• [What is asked] Filter the listing and keep only the lines with the word "matplotlib".
begin
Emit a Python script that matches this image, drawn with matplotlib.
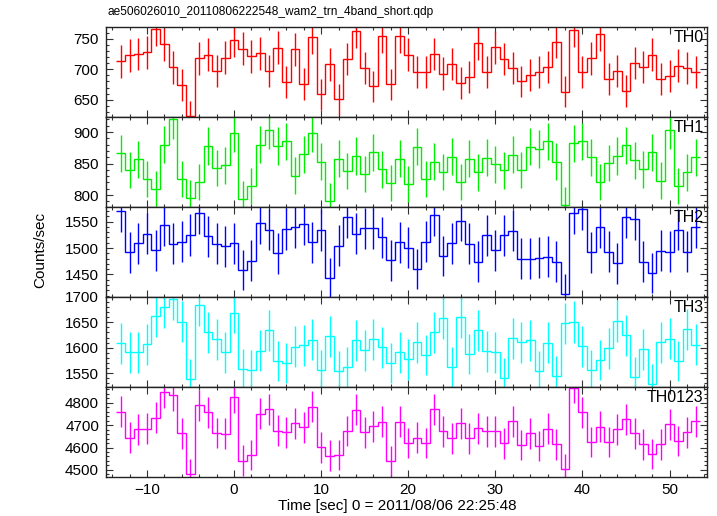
import numpy as np
import matplotlib
matplotlib.use("Agg")
import matplotlib.pyplot as plt
from matplotlib.ticker import MultipleLocator

plt.rcParams['font.family'] = ['Liberation Sans', 'DejaVu Sans']

# ---------------- data ----------------
time_bins = list(range(-13, 54))   # bin centres [s], 1 s bins

th0 = [713, 723, 725, 728, 766, 741, 703, 674, 623, 718, 724, 697, 719, 748, 734, 721, 726, 697, 735, 679,
       733, 676, 753, 659, 708, 651, 717, 762, 702, 672, 754, 675, 754, 724, 696, 695, 725, 693, 709, 677,
       688, 743, 696, 736, 717, 702, 680, 691, 696, 704, 745, 663, 764, 695, 718, 758, 684, 697, 664, 710,
       704, 724, 684, 689, 706, 702, 696]
th0_err = [26.7, 26.9, 26.9, 27.0, 27.7, 27.2, 26.5, 26.0, 25.0, 26.8, 26.9, 26.4, 26.8, 27.3, 27.1, 26.9, 26.9,
           26.4, 27.1, 26.1, 27.1, 26.0, 27.4, 25.7, 26.6, 25.5, 26.8, 27.6, 26.5, 25.9, 27.5, 26.0, 27.5, 26.9,
           26.4, 26.4, 26.9, 26.3, 26.6, 26.0, 26.2, 27.3, 26.4, 27.1, 26.8, 26.5, 26.1, 26.3, 26.4, 26.5, 27.3,
           25.7, 27.6, 26.4, 26.8, 27.5, 26.2, 26.4, 25.8, 26.6, 26.5, 26.9, 26.2, 26.2, 26.6, 26.5, 26.4]

th1 = [866, 840, 857, 825, 809, 880, 920, 825, 796, 820, 878, 843, 847, 898, 794, 815, 880, 903, 878, 885,
       831, 865, 898, 853, 791, 858, 838, 862, 833, 868, 841, 819, 858, 818, 877, 826, 853, 837, 861, 821,
       858, 836, 859, 849, 839, 864, 840, 877, 873, 885, 853, 785, 882, 885, 860, 820, 851, 862, 879, 855,
       841, 868, 823, 903, 814, 836, 860]
th1_err = [29.4, 29.0, 29.3, 28.7, 28.4, 29.7, 30.3, 28.7, 28.2, 28.6, 29.6, 29.0, 29.1, 30.0, 28.2, 28.5, 29.7,
           30.0, 29.6, 29.7, 28.8, 29.4, 30.0, 29.2, 28.1, 29.3, 28.9, 29.4, 28.9, 29.5, 29.0, 28.6, 29.3, 28.6,
           29.6, 28.7, 29.2, 28.9, 29.3, 28.7, 29.3, 28.9, 29.3, 29.1, 29.0, 29.4, 29.0, 29.6, 29.5, 29.7, 29.2,
           28.0, 29.7, 29.7, 29.3, 28.6, 29.2, 29.4, 29.6, 29.2, 29.0, 29.5, 28.7, 30.0, 28.5, 28.9, 29.3]

th2 = [1570, 1492, 1509, 1527, 1496, 1543, 1508, 1512, 1525, 1567, 1522, 1508, 1503, 1509, 1458, 1476, 1547,
       1535, 1490, 1536, 1540, 1546, 1511, 1534, 1443, 1504, 1558, 1527, 1537, 1537, 1520, 1477, 1511, 1501,
       1460, 1512, 1562, 1485, 1509, 1552, 1508, 1474, 1524, 1496, 1524, 1533, 1480, 1480, 1482, 1484, 1474,
       1413, 1567, 1573, 1492, 1539, 1493, 1471, 1559, 1555, 1474, 1453, 1495, 1493, 1535, 1493, 1540]
th2_err = [39.6, 38.6, 38.8, 39.1, 38.7, 39.3, 38.8, 38.9, 39.1, 39.6, 39.0, 38.8, 38.8, 38.8, 38.2, 38.4, 39.3,
           39.2, 38.6, 39.2, 39.2, 39.3, 38.9, 39.2, 38.0, 38.8, 39.5, 39.1, 39.2, 39.2, 39.0, 38.4, 38.9, 38.7,
           38.2, 38.9, 39.5, 38.5, 38.8, 39.4, 38.8, 38.4, 39.0, 38.7, 39.0, 39.2, 38.5, 38.5, 38.5, 38.5, 38.4,
           37.6, 39.6, 39.7, 38.6, 39.2, 38.6, 38.4, 39.5, 39.4, 38.4, 38.1, 38.7, 38.6, 39.2, 38.6, 39.2]

th3 = [1609, 1591, 1591, 1607, 1662, 1679, 1695, 1651, 1539, 1683, 1630, 1617, 1591, 1669, 1558, 1557, 1594,
       1634, 1574, 1570, 1602, 1605, 1616, 1557, 1622, 1554, 1562, 1615, 1595, 1617, 1601, 1570, 1591, 1577,
       1611, 1586, 1630, 1658, 1562, 1660, 1588, 1634, 1593, 1591, 1540, 1619, 1611, 1615, 1555, 1610, 1544,
       1648, 1650, 1603, 1556, 1576, 1599, 1652, 1624, 1543, 1597, 1529, 1611, 1618, 1574, 1636, 1606]
th3_err = [40.1, 39.9, 39.9, 40.1, 40.8, 41.0, 41.2, 40.6, 39.2, 41.0, 40.4, 40.2, 39.9, 40.9, 39.5, 39.5, 39.9,
           40.4, 39.7, 39.6, 40.0, 40.1, 40.2, 39.5, 40.3, 39.4, 39.5, 40.2, 39.9, 40.2, 40.0, 39.6, 39.9, 39.7,
           40.1, 39.8, 40.4, 40.7, 39.5, 40.7, 39.8, 40.4, 39.9, 39.9, 39.2, 40.2, 40.1, 40.2, 39.4, 40.1, 39.3,
           40.6, 40.6, 40.0, 39.4, 39.7, 40.0, 40.6, 40.3, 39.3, 40.0, 39.1, 40.1, 40.2, 39.7, 40.4, 40.1]

th0123 = [4759, 4644, 4681, 4684, 4733, 4845, 4833, 4663, 4481, 4788, 4756, 4665, 4661, 4824, 4542, 4568, 4750,
          4770, 4675, 4668, 4708, 4690, 4782, 4601, 4564, 4567, 4674, 4769, 4668, 4695, 4715, 4540, 4715, 4620,
          4644, 4620, 4770, 4672, 4641, 4708, 4641, 4686, 4672, 4672, 4619, 4717, 4611, 4663, 4606, 4684, 4614,
          4506, 4866, 4756, 4625, 4692, 4625, 4681, 4726, 4663, 4614, 4571, 4614, 4704, 4628, 4668, 4717]
th0123_err = [69.0, 68.1, 68.4, 68.4, 68.8, 69.6, 69.5, 68.3, 66.9, 69.2, 69.0, 68.3, 68.3, 69.5, 67.4, 67.6, 68.9,
              69.1, 68.4, 68.3, 68.6, 68.5, 69.2, 67.8, 67.6, 67.6, 68.4, 69.1, 68.3, 68.5, 68.7, 67.4, 68.7, 68.0,
              68.1, 68.0, 69.1, 68.4, 68.1, 68.6, 68.1, 68.5, 68.4, 68.4, 68.0, 68.7, 67.9, 68.3, 67.9, 68.4, 67.9,
              67.1, 69.8, 69.0, 68.0, 68.5, 68.0, 68.4, 68.7, 68.3, 67.9, 67.6, 67.9, 68.6, 68.0, 68.3, 68.7]

panel_names = ["TH0", "TH1", "TH2", "TH3", "TH0123"]
panel_values = [th0, th1, th2, th3, th0123]
panel_errors = [th0_err, th1_err, th2_err, th3_err, th0123_err]
panel_colors = ["#ff0000", "#00ee00", "#0000ff", "#00ffff", "#ff00ff"]
panel_ylims = [(621.8, 769.3), (781.4, 924.0), (1408.0, 1578.0), (1523.8, 1700.0), (4471.0, 4871.0)]
panel_major = [50, 50, 50, 50, 100]
panel_minor = [10, 10, 10, 10, 20]

title = "ae506026010_20110806222548_wam2_trn_4band_short.qdp"
xlabel = "Time [sec] 0 = 2011/08/06 22:25:48"
ylabel = "Counts/sec"

# ---------------- figure ----------------
W, H = 717, 516
fig = plt.figure(figsize=(W / 100, H / 100), dpi=100)

left_px, right_px = 106, 707
top_px, bottom_px = 27, 476.5
ph = (bottom_px - top_px) / 5.0

t = np.array(time_bins, dtype=float)
edges = np.concatenate([t - 0.5, [t[-1] + 0.5]])
axes = []
for i in range(5):
    y_top = top_px + i * ph
    ax = fig.add_axes([left_px / W, 1 - (y_top + ph) / H, (right_px - left_px) / W, ph / H])
    axes.append(ax)
    col = panel_colors[i]
    vals = np.array(panel_values[i], dtype=float)
    errs = np.array(panel_errors[i], dtype=float)
    ax.stairs(vals, edges, baseline=None, color=col, linewidth=1.0)
    ax.errorbar(t, vals, yerr=errs, fmt='none', ecolor=col, elinewidth=1.0, capsize=0)
    ax.set_xlim(-14.7, 54.3)
    ax.set_ylim(*panel_ylims[i])
    ax.xaxis.set_major_locator(MultipleLocator(10))
    ax.xaxis.set_minor_locator(MultipleLocator(2))
    ax.yaxis.set_major_locator(MultipleLocator(panel_major[i]))
    ax.yaxis.set_minor_locator(MultipleLocator(panel_minor[i]))
    ax.tick_params(which='both', direction='in', top=True, right=True, color='#333333', width=0.8,
                   labelsize=11, pad=5)
    ax.tick_params(which='major', length=5)
    ax.tick_params(which='minor', length=2.5)
    for s in ax.spines.values():
        s.set_color('#222222')
        s.set_linewidth(1.0)
    if i < 4:
        ax.tick_params(labelbottom=False)
    ax.text(0.994, 0.965, panel_names[i], transform=ax.transAxes, ha='right', va='top', fontsize=11.5)

fig.text(107 / W, 1 - 12 / H, title, ha='left', va='center', fontsize=8.6)
fig.text(397 / W, 1 - 506 / H, xlabel, ha='center', va='center', fontsize=11)
fig.text(40 / W, 1 - 250 / H, ylabel, ha='center', va='center', rotation=90, fontsize=11)

fig.savefig("out.png", dpi=100)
end
• [Response to this exercise]
Emit a Python script that matches this image, drawn with matplotlib.
import matplotlib
matplotlib.use("Agg")
import matplotlib.pyplot as plt
from matplotlib.ticker import MultipleLocator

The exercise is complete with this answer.